I’ve often heard people dismiss Christianity and its parent religion of Judaism,
            as being just one long list of ‘thou shalt nots’
 
But these thou shalt nots are commands I want to get on board with.
 
Murder, adultery, stealing, bearing false witness…
            the world would be a much better place if people didn’t do these things.
 
The tragedy is that religious types have added so many more ‘thou shalt nots’…
            a project that has been ongoing from the highly contextualised law codes
                         of Leviticus and Deuteronomy,
            to the current evangelical grandstanding
                        on the issue of human sexuality.
 
We are always very keen to add more commands,
            turning what should be a guide to lives lived in response to God’s covenant,
                        and an invitation to relate to others in love and faithfulness,
            back into a law code with punishments and imposition.
 
The ten commandments are not laws to cover every eventuality,
            they are an invitation for people to reflect on the nature of God,
                        to recover their own identity in God as God’s people
            and to then start living in ways that embody that identity.
 
And so our relationship with God is renewed,
            as God reaches out to us in faithfulness and love,
and our relationship with one another is renewed
            as we learn to live in peace and harmony.
 
Commandment 10:
So we get to the final command,
            the one about not coveting your neighbour’s house, wife, and possessions.
 
If God is faithful, so then our relationships with one another
            should also be marked by good faith.

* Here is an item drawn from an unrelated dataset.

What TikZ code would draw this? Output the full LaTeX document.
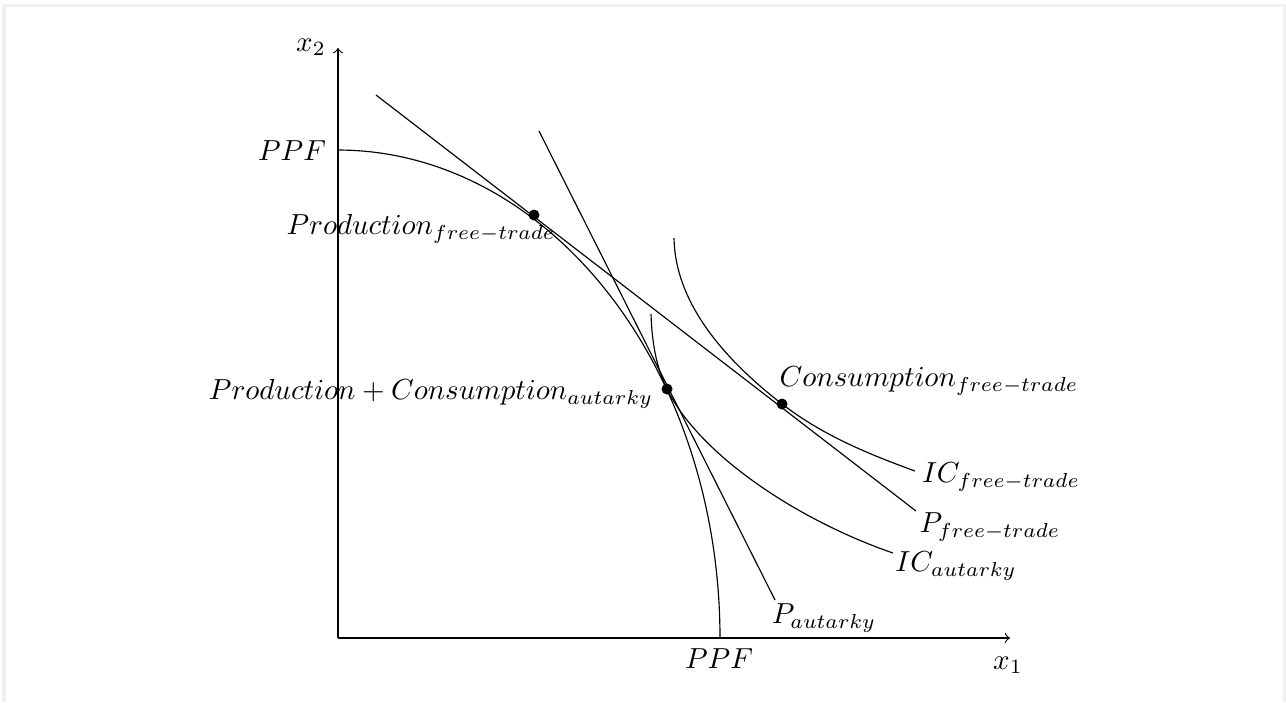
\documentclass[tikz,border=0pt]{standalone}
\begin{document}
\begin{tikzpicture}[x=0.345pt,y=-0.345pt,
  lab/.style={inner sep=0pt},
  dot/.style={fill=black,circle,inner sep=0pt,minimum size=3.8pt},
  curve/.style={draw=black,line width=0.4pt}]
\useasboundingbox (0,0) rectangle (1286,702);
\fill[gray!12] (2,4) rectangle (1286,702);
\fill[white] (6,7) rectangle (1283,702);
% axes
\coordinate (O) at (338,638);
\coordinate (Xend) at (1010,638);
\coordinate (Yend) at (338,48);
\draw[->] (O) -- (Xend);
\draw[->] (O) -- (Yend);
\node[lab] (x1) at (1008,665) {$x_1$};
\node[lab] (x2) at (311,47) {$x_2$};
% PPF
\draw[curve] plot[domain=0:90,samples=90,variable=\t] ({338+382*sin(\t)},{638-488*cos(\t)});
\node[lab] (ppfy) at (292,151) {$PPF$};
\node[lab] (ppfx) at (719,659) {$PPF$};
% key points
\coordinate (PF) at (534,215);
\coordinate (A) at (667,389);
\coordinate (CF) at (782,404);
% price lines
\coordinate (PFa) at (376,95);
\coordinate (PFb) at (916,511);
\coordinate (PAa) at (539,131);
\coordinate (PAb) at (775,600);
\draw[curve] (PFa) -- (PFb);
\draw[curve] (PAa) -- (PAb);
% indifference curves
\coordinate (ICAa) at (651,314);
\coordinate (ICAb) at (893,553);
\coordinate (ICFa) at (674,238);
\coordinate (ICFb) at (915,471);
\draw[curve] (ICAa) .. controls (652,345) and (657,368.7) .. (A)
  .. controls (700,456) and (800,521) .. (ICAb);
\draw[curve] (ICFa) .. controls (675,300) and (720,356) .. (CF)
  .. controls (820,433) and (860,451) .. (ICFb);
% dots
\node[dot] (dPF) at (PF) {};
\node[dot] (dA) at (A) {};
\node[dot] (dCF) at (CF) {};
% labels
\node[lab] (lPF) at (421,229) {$Production_{free-trade}$};
\node[lab] (lA) at (431,394) {$Production + Consumption_{autarky}$};
\node[lab] (lCF) at (929,381) {$Consumption_{free-trade}$};
\node[lab] (lICF) at (1001,477) {$IC_{free-trade}$};
\node[lab] (lPFt) at (990,527) {$P_{free-trade}$};
\node[lab] (lICA) at (956,566) {$IC_{autarky}$};
\node[lab] (lPA) at (824,618) {$P_{autarky}$};
\end{tikzpicture}
\end{document}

If God is the God who provides,
            then we do not need to desire what we don’t have.
 
And as Rene Girard has shown us,
            desire of what is not ours to own
            lies at the heart of all the systems of scapegoating
            that dominate our societal and communal relationships.
 
And so to close, a reading from Mark’s gospel:
 
Mark 12:28-34
One of the scribes came near and heard them disputing with one another,
            and seeing that he answered them well, he asked him,
            "Which commandment is the first of all?"
 
 29 Jesus answered,
 
            "The first is, 'Hear, O Israel: the Lord our God, the Lord is one;
             30 you shall love the Lord your God with all your heart,
            and with all your soul, and with all your mind, and with all your strength.'
 
            31 The second is this, 'You shall love your neighbour as yourself.'
            There is no other commandment greater than these."
 
 32 Then the scribe said to him,
            "You are right, Teacher; you have truly said
                        that 'he is one, and besides him there is no other';
             33 and 'to love him with all the heart,
                        and with all the understanding, and with all the strength,'
            and 'to love one's neighbour as oneself,'
-- this is much more important than all whole burnt offerings and sacrifices."
 
 34 When Jesus saw that he answered wisely, he said to him,
            "You are not far from the kingdom of God."